[Begin Records provided]
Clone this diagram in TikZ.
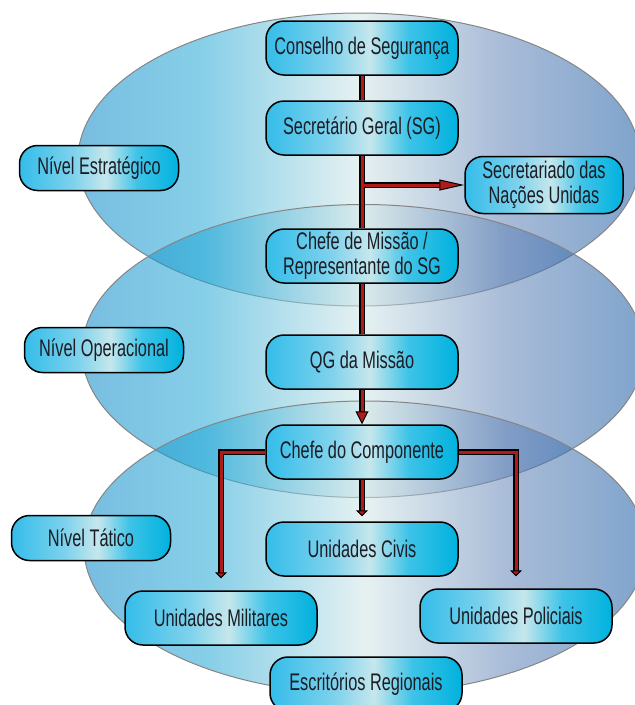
\documentclass[tikz,border=0pt]{standalone}
\usepackage{fontspec}
\setmainfont[FakeStretch=0.68]{Liberation Sans}
\usetikzlibrary{arrows.meta}
\definecolor{e0}{HTML}{0987C7}
\definecolor{e1}{HTML}{23A7D5}
\definecolor{e2}{HTML}{D1E6E6}
\definecolor{e3}{HTML}{6385B8}
\definecolor{e4}{HTML}{1658A2}
\definecolor{b0}{HTML}{34BDEA}
\definecolor{b1}{HTML}{7FD2EC}
\definecolor{b2}{HTML}{C6E7EC}
\definecolor{b3}{HTML}{3EC3E8}
\definecolor{b4}{HTML}{00B2DE}
\definecolor{linkred}{HTML}{B01A1A}
\definecolor{ink}{HTML}{1C1C24}
\definecolor{ellborder}{HTML}{858585}
\pgfdeclarehorizontalshading{ellshade}{100bp}{color(0bp)=(e0); color(25bp)=(e0); color(36bp)=(e1); color(50bp)=(e2); color(62.5bp)=(e3); color(75bp)=(e4); color(100bp)=(e4)}
\pgfdeclarehorizontalshading{boxshade}{100bp}{color(0bp)=(b0); color(25bp)=(b0); color(42bp)=(b1); color(52bp)=(b2); color(62bp)=(b3); color(75bp)=(b4); color(100bp)=(b4)}
\tikzset{
  ell/.style={shading=ellshade, fill opacity=0.55, draw=ellborder, line width=1pt},
  box/.style={shading=boxshade, draw=black, line width=1.5pt, rounded corners=18pt,
    minimum width=192pt, minimum height=54pt, inner sep=2pt, align=center,
    text=ink, font=\fontsize{24}{25}\selectfont},
  lvl/.style={box, minimum width=159pt, minimum height=45pt},
  link/.style={draw=black, line width=1.2pt, double=linkred, double distance=3pt},
  bigtip/.style={-{Triangle[length=13pt,width=13pt,line width=1pt,fill=linkred]}},
  flattip/.style={-{Triangle[length=6pt,width=12pt,line width=1pt,fill=linkred]}},
  longtip/.style={-{Triangle[length=25pt,width=11pt,line width=1pt,fill=linkred]}}
}
\begin{document}
\begin{tikzpicture}[x=1pt,y=-1pt]
\useasboundingbox (0,0) rectangle (635,705);
% level ellipses
\path[ell] (359,159.5) ellipse [x radius=281pt, y radius=146.5pt];
\path[ell] (363,351) ellipse [x radius=281pt, y radius=146.5pt];
\path[ell] (365,547.5) ellipse [x radius=281pt, y radius=146.5pt];
% nodes
\node[box] (cons) at (362,48) {Conselho de Segurança};
\node[box] (sg) at (362,128) {Secretário Geral (SG)};
\node[box, minimum width=158pt, minimum height=57pt] (sec) at (544,185) {Secretariado das\\Nações Unidas};
\node[box] (chm) at (362,256) {Chefe de Missão /\\Representante do SG};
\node[box] (qg) at (362,362) {QG da Missão};
\node[box] (chc) at (362,452) {Chefe do Componente};
\node[box] (civ) at (362,549) {Unidades Civis};
\node[box] (mil) at (221,618) {Unidades Militares};
\node[box] (pol) at (516,616) {Unidades Policiais};
\node[box] (esc) at (366,684) {Escritórios Regionais};
\node[lvl] (ne) at (99,168) {Nível Estratégico};
\node[lvl] (no) at (104,350) {Nível Operacional};
\node[lvl] (nt) at (91,538) {Nível Tático};
% connectors
\coordinate (br) at (363.5,185);
\draw[link] (cons) -- (sg);
\draw[link] (sg) -- (chm);
\draw[link, longtip] (br) -- (sec.west);
\draw[link] (chm) -- (qg);
\draw[link, bigtip] (qg) -- (chc);
\draw[link, flattip, shorten >=5pt] (chc) -- (civ);
\draw[link, flattip, shorten >=12pt] (chc.west) -| (mil.north);
\draw[link, flattip, shorten >=12pt] (chc.east) -| (pol.north);
\end{tikzpicture}
\end{document}
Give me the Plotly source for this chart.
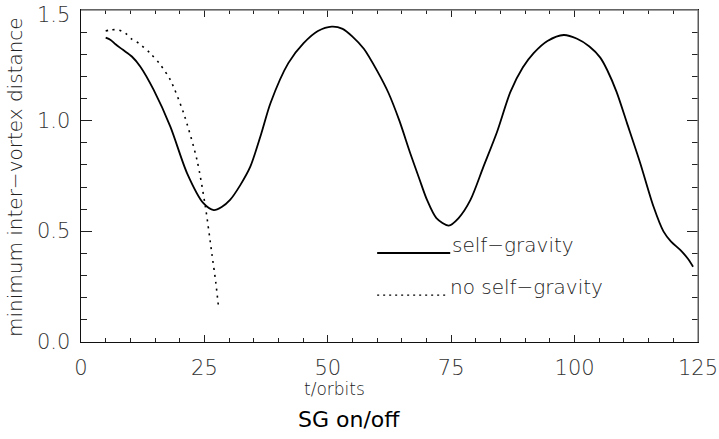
[End Records provided]
Your objective - Print all of the entries word for word. Omit the pictures they contain.

Response to this exercise -
Clone this diagram in TikZ.
\documentclass[tikz,border=0pt]{standalone}
\usepackage{fontspec}
\setmainfont[FakeStretch=0.68]{Liberation Sans}
\usetikzlibrary{arrows.meta}
\definecolor{e0}{HTML}{0987C7}
\definecolor{e1}{HTML}{23A7D5}
\definecolor{e2}{HTML}{D1E6E6}
\definecolor{e3}{HTML}{6385B8}
\definecolor{e4}{HTML}{1658A2}
\definecolor{b0}{HTML}{34BDEA}
\definecolor{b1}{HTML}{7FD2EC}
\definecolor{b2}{HTML}{C6E7EC}
\definecolor{b3}{HTML}{3EC3E8}
\definecolor{b4}{HTML}{00B2DE}
\definecolor{linkred}{HTML}{B01A1A}
\definecolor{ink}{HTML}{1C1C24}
\definecolor{ellborder}{HTML}{858585}
\pgfdeclarehorizontalshading{ellshade}{100bp}{color(0bp)=(e0); color(25bp)=(e0); color(36bp)=(e1); color(50bp)=(e2); color(62.5bp)=(e3); color(75bp)=(e4); color(100bp)=(e4)}
\pgfdeclarehorizontalshading{boxshade}{100bp}{color(0bp)=(b0); color(25bp)=(b0); color(42bp)=(b1); color(52bp)=(b2); color(62bp)=(b3); color(75bp)=(b4); color(100bp)=(b4)}
\tikzset{
  ell/.style={shading=ellshade, fill opacity=0.55, draw=ellborder, line width=1pt},
  box/.style={shading=boxshade, draw=black, line width=1.5pt, rounded corners=18pt,
    minimum width=192pt, minimum height=54pt, inner sep=2pt, align=center,
    text=ink, font=\fontsize{24}{25}\selectfont},
  lvl/.style={box, minimum width=159pt, minimum height=45pt},
  link/.style={draw=black, line width=1.2pt, double=linkred, double distance=3pt},
  bigtip/.style={-{Triangle[length=13pt,width=13pt,line width=1pt,fill=linkred]}},
  flattip/.style={-{Triangle[length=6pt,width=12pt,line width=1pt,fill=linkred]}},
  longtip/.style={-{Triangle[length=25pt,width=11pt,line width=1pt,fill=linkred]}}
}
\begin{document}
\begin{tikzpicture}[x=1pt,y=-1pt]
\useasboundingbox (0,0) rectangle (635,705);
% level ellipses
\path[ell] (359,159.5) ellipse [x radius=281pt, y radius=146.5pt];
\path[ell] (363,351) ellipse [x radius=281pt, y radius=146.5pt];
\path[ell] (365,547.5) ellipse [x radius=281pt, y radius=146.5pt];
% nodes
\node[box] (cons) at (362,48) {Conselho de Segurança};
\node[box] (sg) at (362,128) {Secretário Geral (SG)};
\node[box, minimum width=158pt, minimum height=57pt] (sec) at (544,185) {Secretariado das\\Nações Unidas};
\node[box] (chm) at (362,256) {Chefe de Missão /\\Representante do SG};
\node[box] (qg) at (362,362) {QG da Missão};
\node[box] (chc) at (362,452) {Chefe do Componente};
\node[box] (civ) at (362,549) {Unidades Civis};
\node[box] (mil) at (221,618) {Unidades Militares};
\node[box] (pol) at (516,616) {Unidades Policiais};
\node[box] (esc) at (366,684) {Escritórios Regionais};
\node[lvl] (ne) at (99,168) {Nível Estratégico};
\node[lvl] (no) at (104,350) {Nível Operacional};
\node[lvl] (nt) at (91,538) {Nível Tático};
% connectors
\coordinate (br) at (363.5,185);
\draw[link] (cons) -- (sg);
\draw[link] (sg) -- (chm);
\draw[link, longtip] (br) -- (sec.west);
\draw[link] (chm) -- (qg);
\draw[link, bigtip] (qg) -- (chc);
\draw[link, flattip, shorten >=5pt] (chc) -- (civ);
\draw[link, flattip, shorten >=12pt] (chc.west) -| (mil.north);
\draw[link, flattip, shorten >=12pt] (chc.east) -| (pol.north);
\end{tikzpicture}
\end{document}
Give me the Plotly source for this chart.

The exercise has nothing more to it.